Direction: Retype nothing but the lines from the start of the material up to and including the line with "const arrowTipY = [125,79,111,117,108,121,95,122];". Pictures don't belong in the copy.

Dataset extract:
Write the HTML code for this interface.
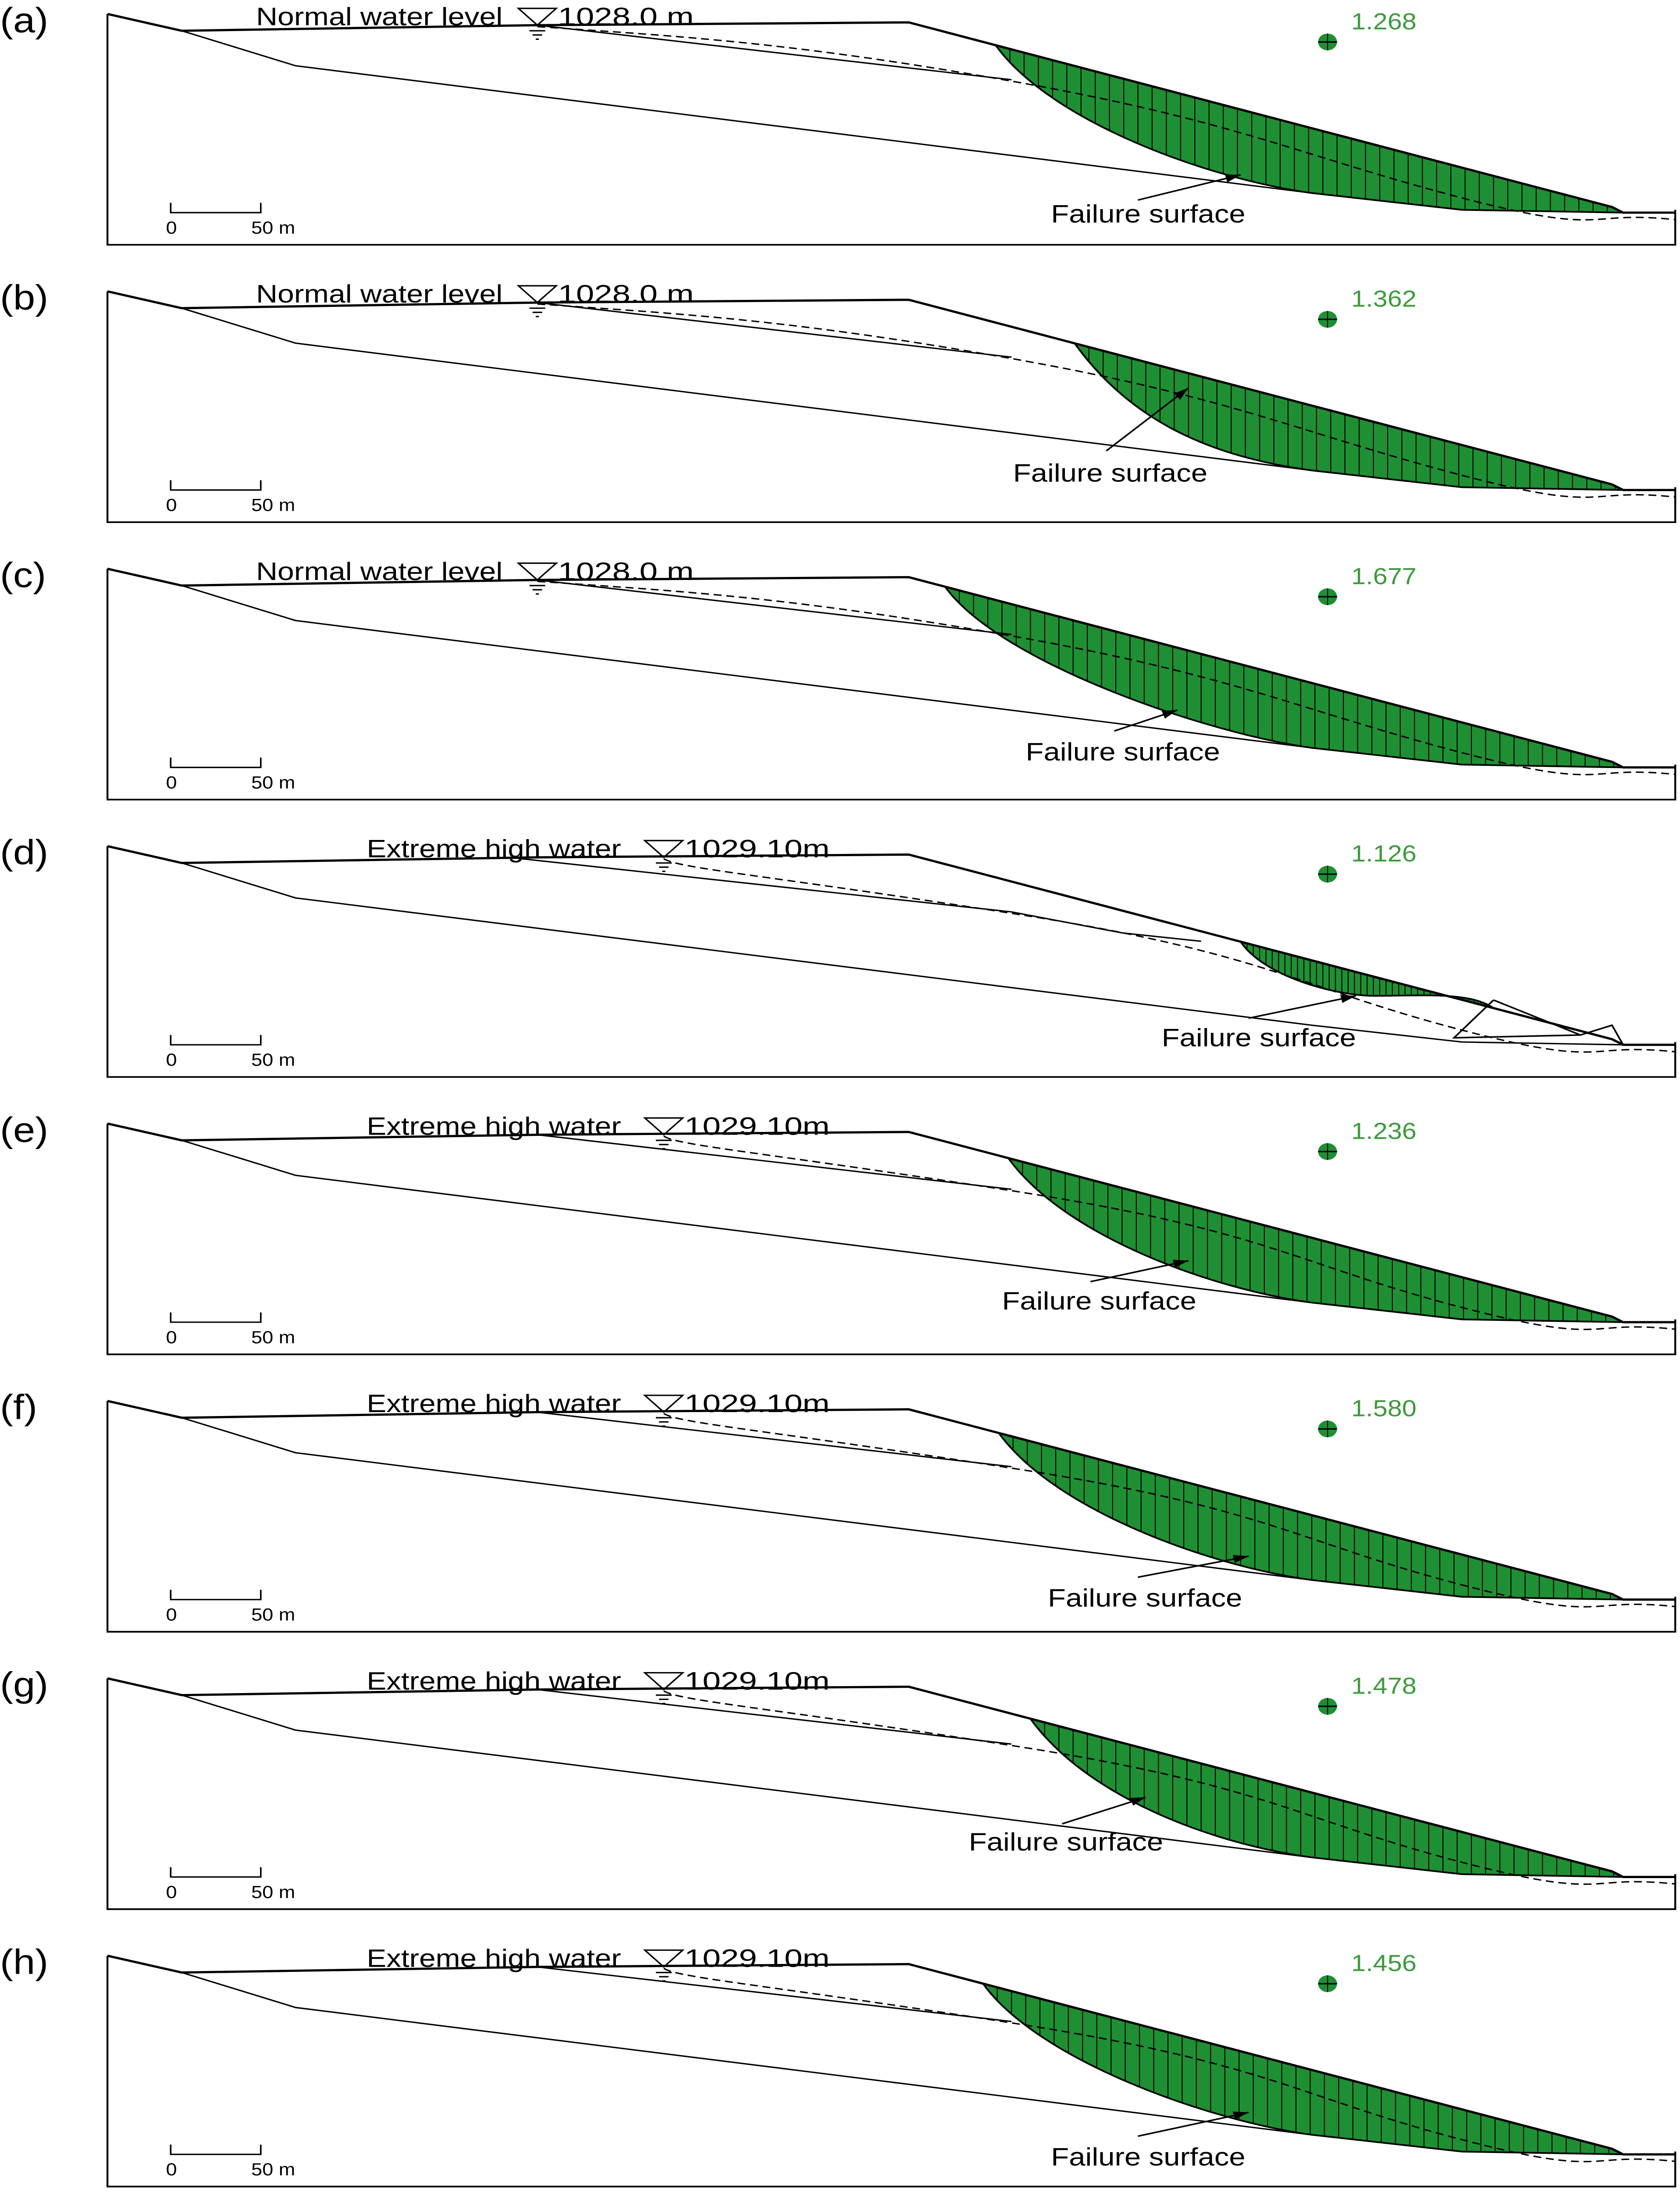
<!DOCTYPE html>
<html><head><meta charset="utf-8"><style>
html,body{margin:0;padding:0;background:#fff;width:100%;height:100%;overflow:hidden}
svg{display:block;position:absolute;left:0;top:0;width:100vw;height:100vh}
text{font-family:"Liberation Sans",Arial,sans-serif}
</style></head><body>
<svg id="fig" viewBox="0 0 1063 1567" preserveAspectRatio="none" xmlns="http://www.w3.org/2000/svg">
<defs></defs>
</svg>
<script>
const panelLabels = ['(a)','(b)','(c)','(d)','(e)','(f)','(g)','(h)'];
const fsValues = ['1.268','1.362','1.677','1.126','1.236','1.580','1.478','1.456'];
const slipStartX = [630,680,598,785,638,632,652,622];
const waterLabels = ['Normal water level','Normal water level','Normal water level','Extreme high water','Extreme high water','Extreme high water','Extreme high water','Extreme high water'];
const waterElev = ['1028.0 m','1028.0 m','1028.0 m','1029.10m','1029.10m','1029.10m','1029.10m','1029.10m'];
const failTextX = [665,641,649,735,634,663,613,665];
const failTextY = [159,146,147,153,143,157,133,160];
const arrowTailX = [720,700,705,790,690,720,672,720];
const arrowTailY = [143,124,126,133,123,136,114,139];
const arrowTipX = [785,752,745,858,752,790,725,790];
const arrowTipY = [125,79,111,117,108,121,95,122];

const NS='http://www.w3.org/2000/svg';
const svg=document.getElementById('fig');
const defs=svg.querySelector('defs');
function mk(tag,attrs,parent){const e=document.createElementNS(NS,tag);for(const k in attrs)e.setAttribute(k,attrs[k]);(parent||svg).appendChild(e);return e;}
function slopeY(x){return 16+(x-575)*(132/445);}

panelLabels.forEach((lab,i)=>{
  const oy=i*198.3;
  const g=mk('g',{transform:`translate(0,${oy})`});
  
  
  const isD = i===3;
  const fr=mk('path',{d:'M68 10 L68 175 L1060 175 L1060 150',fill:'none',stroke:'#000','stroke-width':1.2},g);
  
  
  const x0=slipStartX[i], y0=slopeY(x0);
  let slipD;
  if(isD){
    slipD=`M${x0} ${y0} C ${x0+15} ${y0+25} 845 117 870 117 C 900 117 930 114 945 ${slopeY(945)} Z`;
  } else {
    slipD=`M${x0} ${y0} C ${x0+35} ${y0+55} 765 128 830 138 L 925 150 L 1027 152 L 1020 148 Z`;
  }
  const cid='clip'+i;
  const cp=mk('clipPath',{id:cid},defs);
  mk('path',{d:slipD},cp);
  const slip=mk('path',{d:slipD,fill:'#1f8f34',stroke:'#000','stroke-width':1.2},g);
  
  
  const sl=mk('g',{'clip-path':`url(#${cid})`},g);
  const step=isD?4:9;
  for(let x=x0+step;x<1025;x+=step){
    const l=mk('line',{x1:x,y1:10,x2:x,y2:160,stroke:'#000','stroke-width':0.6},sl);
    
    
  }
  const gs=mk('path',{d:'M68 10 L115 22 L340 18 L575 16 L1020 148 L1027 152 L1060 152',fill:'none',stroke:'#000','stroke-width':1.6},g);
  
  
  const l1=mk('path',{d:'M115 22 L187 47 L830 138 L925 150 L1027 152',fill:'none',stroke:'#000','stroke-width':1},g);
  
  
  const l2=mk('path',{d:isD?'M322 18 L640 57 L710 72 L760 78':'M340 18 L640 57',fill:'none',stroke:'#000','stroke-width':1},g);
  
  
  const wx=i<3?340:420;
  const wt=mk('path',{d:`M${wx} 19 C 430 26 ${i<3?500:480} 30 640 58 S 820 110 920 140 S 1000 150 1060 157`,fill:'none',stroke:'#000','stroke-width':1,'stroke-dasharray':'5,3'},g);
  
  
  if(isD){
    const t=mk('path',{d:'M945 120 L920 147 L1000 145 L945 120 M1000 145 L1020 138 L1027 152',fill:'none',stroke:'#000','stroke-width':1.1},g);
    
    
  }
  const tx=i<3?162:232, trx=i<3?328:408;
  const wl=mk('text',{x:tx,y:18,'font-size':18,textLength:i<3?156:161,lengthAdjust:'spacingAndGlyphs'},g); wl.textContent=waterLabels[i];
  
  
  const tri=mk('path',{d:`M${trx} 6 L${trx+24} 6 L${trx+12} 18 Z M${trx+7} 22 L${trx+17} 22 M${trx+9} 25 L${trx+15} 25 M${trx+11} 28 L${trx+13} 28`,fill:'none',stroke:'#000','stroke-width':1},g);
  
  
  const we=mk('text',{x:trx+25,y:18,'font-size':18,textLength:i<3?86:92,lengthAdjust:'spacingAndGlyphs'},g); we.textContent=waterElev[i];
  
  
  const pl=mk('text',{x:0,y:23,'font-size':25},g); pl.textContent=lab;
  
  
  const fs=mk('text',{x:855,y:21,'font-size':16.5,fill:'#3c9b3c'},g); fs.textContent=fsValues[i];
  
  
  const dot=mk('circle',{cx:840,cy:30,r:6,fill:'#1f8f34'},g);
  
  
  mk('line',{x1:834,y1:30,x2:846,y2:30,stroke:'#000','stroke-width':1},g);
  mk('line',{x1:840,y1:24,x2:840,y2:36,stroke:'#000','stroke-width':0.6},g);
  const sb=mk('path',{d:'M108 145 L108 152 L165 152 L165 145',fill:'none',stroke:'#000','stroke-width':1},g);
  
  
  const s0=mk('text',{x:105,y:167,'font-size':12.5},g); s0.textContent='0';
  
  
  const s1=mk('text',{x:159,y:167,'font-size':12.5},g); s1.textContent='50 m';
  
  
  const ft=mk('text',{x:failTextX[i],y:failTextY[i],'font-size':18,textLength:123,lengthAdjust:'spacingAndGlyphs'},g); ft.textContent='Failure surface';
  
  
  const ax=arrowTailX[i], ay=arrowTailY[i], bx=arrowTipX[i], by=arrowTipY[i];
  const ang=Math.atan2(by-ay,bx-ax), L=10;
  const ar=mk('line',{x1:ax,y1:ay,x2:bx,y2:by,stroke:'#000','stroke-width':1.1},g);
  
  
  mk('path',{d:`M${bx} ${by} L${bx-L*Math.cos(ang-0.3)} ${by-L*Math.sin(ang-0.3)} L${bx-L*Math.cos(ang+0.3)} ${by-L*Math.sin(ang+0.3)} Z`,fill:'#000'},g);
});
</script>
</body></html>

Exercise output:
Write the HTML code for this interface.
<!DOCTYPE html>
<html><head><meta charset="utf-8"><style>
html,body{margin:0;padding:0;background:#fff;width:100%;height:100%;overflow:hidden}
svg{display:block;position:absolute;left:0;top:0;width:100vw;height:100vh}
text{font-family:"Liberation Sans",Arial,sans-serif}
</style></head><body>
<svg id="fig" viewBox="0 0 1063 1567" preserveAspectRatio="none" xmlns="http://www.w3.org/2000/svg">
<defs></defs>
</svg>
<script>
const panelLabels = ['(a)','(b)','(c)','(d)','(e)','(f)','(g)','(h)'];
const fsValues = ['1.268','1.362','1.677','1.126','1.236','1.580','1.478','1.456'];
const slipStartX = [630,680,598,785,638,632,652,622];
const waterLabels = ['Normal water level','Normal water level','Normal water level','Extreme high water','Extreme high water','Extreme high water','Extreme high water','Extreme high water'];
const waterElev = ['1028.0 m','1028.0 m','1028.0 m','1029.10m','1029.10m','1029.10m','1029.10m','1029.10m'];
const failTextX = [665,641,649,735,634,663,613,665];
const failTextY = [159,146,147,153,143,157,133,160];
const arrowTailX = [720,700,705,790,690,720,672,720];
const arrowTailY = [143,124,126,133,123,136,114,139];
const arrowTipX = [785,752,745,858,752,790,725,790];
const arrowTipY = [125,79,111,117,108,121,95,122];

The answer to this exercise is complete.